Opened 11 days ago
#63063 new defect (bug)
IDN domains are erroneously URL-encoded in the wp_sanitize_redirect() function
Reported by: |
|
Owned by: | |
---|---|---|---|
Milestone: | Awaiting Review | Priority: | normal |
Severity: | minor | Version: | 6.7.2 |
Component: | Charset | Keywords: | needs-patch |
Focuses: | Cc: |
Description
Overview
There is an issue with how Internationalised Domain Names (IDNs) are handled in the WordPress redirect system, specifically when an IDN is used in the "WordPress Address" or "Site Address" settings. The problem occurs when WordPress tries to redirect the user back to the post after submitting a comment. The domain part of the URL, which should remain in its IDN format, is incorrectly processed and URL-encoded by WordPress.
WordPress and IDNs
WordPress fully supports IDN domains in the General site settings (under "WordPress Address (URL)" and "Site Address (URL)").

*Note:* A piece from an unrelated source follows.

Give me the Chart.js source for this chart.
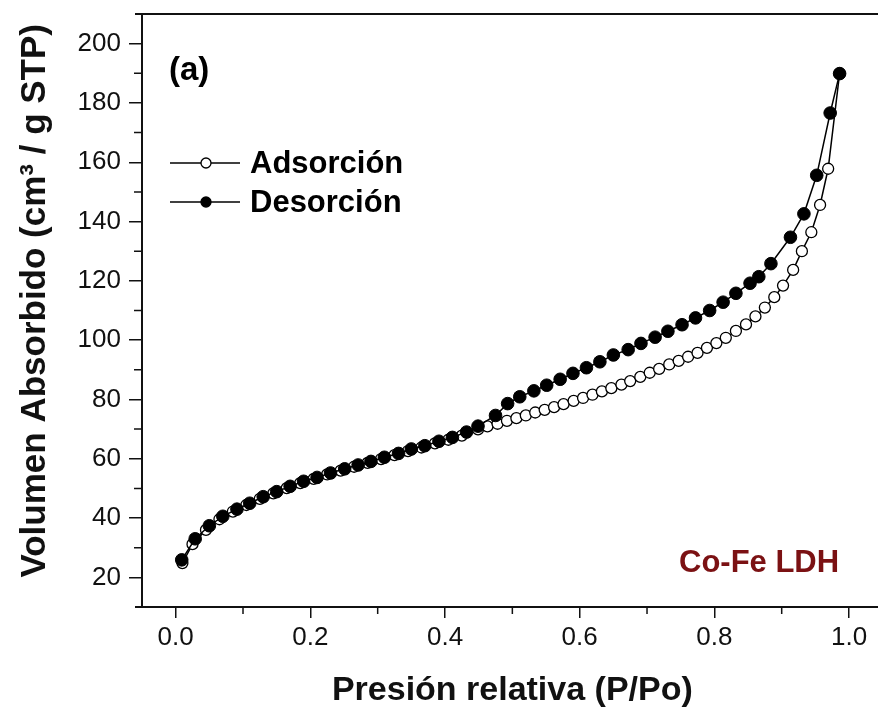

These fields allow users to set an IDN domain (such as simon.schönbeck.dk) for their website without any issues.
The IDN domain should not undergo any transformation when used in URLs within WordPress, as the domain is already properly handled and encoded when set in the site's settings.
Redirection Process
When a comment is posted, WordPress triggers a redirect to the comment's location on the post. This is done using the $location variable, which contains the full URL (including the post's IDN domain).
The Problem
During this process, the function wp_sanitize_redirect() is called. This function is responsible for sanitising and cleaning up the redirect URL.
Unexpected Behaviour
The wp_sanitize_redirect() function calls _wp_sanitize_utf8_in_redirect(). This function URL-encodes any UTF-8 characters in the URL, which includes characters in the domain name (e.g., the ö in simon.schönbeck.dk is encoded as %C3%B6).
This transformation should not occur for IDN domains, as the domain part is already in a valid format (IDN is treated differently from regular UTF-8 encoding).
Effect
The problem arises because the sanitisation process applies URL encoding to the domain part of the IDN URL, such as converting characters like ö to %C3%B6. This encoding breaks the validation of the domain name in wp_validate_redirect(), which expects the domain to be in a valid, non-encoded format.
Since the domain with URL-encoded characters does not pass the validation checks, the fallback URL is triggered. By default, this fallback URL is set to the WordPress admin page (admin.php), resulting in the user being incorrectly redirected to the admin dashboard rather than back to the post they came from.
This issue mainly affects guest commentators who do not need to log in before commenting. After the comment is successfully submitted, but due to the failed URL validation, WordPress redirects them to the admin panel as a fallback URL. Since they are not logged in, they are then redirected to the login page, even though no login is required to post a comment.
Solution
The IDN domain part of the URL should not be sanitised or URL-encoded for UTF-8 characters, as it is already in a valid format. The sanitisation process should respect the IDN format, preventing unnecessary transformations that break the validation.
Workaround
Until a fix is implemented, a workaround is to manually encode your site/blog URL as Punycode in the "WordPress Address (URL)" and "Site Address (URL)" settings. This ensures that the domain part is in the correct format and avoids the encoding issues caused by the sanitisation process.